## start
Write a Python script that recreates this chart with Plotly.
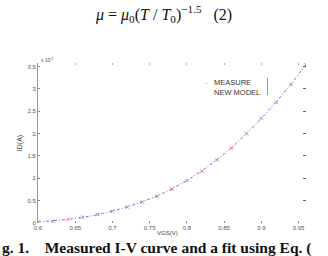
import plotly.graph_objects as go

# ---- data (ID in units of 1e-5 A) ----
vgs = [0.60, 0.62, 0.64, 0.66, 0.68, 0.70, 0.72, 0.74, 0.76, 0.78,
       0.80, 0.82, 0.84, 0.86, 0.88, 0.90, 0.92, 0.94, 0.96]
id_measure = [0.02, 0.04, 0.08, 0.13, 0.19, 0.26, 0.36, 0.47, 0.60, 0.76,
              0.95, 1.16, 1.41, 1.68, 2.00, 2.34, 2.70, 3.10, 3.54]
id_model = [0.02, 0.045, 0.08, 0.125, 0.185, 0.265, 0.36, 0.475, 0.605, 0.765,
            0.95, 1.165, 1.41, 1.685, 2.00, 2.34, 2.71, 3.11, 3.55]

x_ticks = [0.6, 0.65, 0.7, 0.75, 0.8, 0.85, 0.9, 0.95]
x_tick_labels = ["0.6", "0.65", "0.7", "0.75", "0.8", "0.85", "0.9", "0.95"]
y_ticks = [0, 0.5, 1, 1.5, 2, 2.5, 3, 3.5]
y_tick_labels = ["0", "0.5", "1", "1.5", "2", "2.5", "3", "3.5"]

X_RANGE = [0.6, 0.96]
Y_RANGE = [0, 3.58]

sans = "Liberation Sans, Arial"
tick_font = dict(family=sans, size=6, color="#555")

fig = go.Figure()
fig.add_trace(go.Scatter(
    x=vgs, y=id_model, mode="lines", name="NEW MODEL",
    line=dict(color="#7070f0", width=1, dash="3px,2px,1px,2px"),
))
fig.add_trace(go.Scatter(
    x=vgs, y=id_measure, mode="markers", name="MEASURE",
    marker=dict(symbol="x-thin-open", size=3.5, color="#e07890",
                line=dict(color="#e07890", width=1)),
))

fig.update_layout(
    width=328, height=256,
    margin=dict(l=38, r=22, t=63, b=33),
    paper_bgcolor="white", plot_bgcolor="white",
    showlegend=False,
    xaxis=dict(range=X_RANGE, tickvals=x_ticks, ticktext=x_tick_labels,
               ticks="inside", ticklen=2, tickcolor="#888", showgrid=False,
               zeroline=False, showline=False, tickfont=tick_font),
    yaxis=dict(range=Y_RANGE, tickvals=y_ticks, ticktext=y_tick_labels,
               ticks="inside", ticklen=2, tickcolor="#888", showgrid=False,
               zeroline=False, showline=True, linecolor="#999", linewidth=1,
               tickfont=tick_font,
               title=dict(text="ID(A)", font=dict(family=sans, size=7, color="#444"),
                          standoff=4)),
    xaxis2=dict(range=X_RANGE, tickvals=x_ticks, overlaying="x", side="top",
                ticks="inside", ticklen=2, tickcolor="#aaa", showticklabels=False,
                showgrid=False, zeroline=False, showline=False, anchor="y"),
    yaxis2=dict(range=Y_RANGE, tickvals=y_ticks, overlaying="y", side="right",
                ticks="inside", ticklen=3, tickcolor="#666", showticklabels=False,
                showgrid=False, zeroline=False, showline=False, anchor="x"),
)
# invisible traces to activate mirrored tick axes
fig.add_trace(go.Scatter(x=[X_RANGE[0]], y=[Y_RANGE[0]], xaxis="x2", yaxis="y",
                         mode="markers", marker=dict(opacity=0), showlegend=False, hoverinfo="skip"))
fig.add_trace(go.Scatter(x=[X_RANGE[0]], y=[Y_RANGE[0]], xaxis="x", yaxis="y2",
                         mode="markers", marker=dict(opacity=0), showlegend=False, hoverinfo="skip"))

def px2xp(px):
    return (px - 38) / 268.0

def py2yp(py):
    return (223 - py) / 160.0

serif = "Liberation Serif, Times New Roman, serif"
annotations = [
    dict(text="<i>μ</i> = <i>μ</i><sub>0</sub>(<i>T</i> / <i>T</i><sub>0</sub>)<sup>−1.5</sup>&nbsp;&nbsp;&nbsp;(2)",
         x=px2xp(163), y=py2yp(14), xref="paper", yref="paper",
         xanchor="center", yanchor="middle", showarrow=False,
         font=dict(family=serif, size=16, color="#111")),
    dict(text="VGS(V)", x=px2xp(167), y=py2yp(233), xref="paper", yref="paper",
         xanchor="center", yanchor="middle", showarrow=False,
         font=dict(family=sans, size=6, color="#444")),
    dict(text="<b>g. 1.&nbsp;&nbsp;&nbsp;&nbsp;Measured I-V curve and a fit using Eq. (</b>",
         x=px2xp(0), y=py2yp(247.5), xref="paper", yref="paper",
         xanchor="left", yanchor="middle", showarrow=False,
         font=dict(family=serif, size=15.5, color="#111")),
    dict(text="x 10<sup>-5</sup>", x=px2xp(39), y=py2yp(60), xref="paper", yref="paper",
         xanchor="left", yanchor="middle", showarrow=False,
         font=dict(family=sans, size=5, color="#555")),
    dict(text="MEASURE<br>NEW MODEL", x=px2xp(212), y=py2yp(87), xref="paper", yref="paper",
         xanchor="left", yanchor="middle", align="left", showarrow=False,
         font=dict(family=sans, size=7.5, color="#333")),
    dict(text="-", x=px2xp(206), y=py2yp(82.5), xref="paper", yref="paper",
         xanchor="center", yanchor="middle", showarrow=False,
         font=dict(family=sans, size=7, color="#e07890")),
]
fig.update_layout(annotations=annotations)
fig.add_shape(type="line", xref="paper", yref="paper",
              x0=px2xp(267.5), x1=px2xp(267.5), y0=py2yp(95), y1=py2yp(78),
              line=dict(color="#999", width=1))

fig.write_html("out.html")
## end
◆ YOUR OBJECTIVE ◆
Begin at the first line of the material and copy each line exactly through the one containing "0.95, 1.165, 1.41, 1.685, 2.00, 2.34, 2.71, 3.11, 3.55]". Omit pictures.

◆ RESULT ◆
Write a Python script that recreates this chart with Plotly.
import plotly.graph_objects as go

# ---- data (ID in units of 1e-5 A) ----
vgs = [0.60, 0.62, 0.64, 0.66, 0.68, 0.70, 0.72, 0.74, 0.76, 0.78,
       0.80, 0.82, 0.84, 0.86, 0.88, 0.90, 0.92, 0.94, 0.96]
id_measure = [0.02, 0.04, 0.08, 0.13, 0.19, 0.26, 0.36, 0.47, 0.60, 0.76,
              0.95, 1.16, 1.41, 1.68, 2.00, 2.34, 2.70, 3.10, 3.54]
id_model = [0.02, 0.045, 0.08, 0.125, 0.185, 0.265, 0.36, 0.475, 0.605, 0.765,
            0.95, 1.165, 1.41, 1.685, 2.00, 2.34, 2.71, 3.11, 3.55]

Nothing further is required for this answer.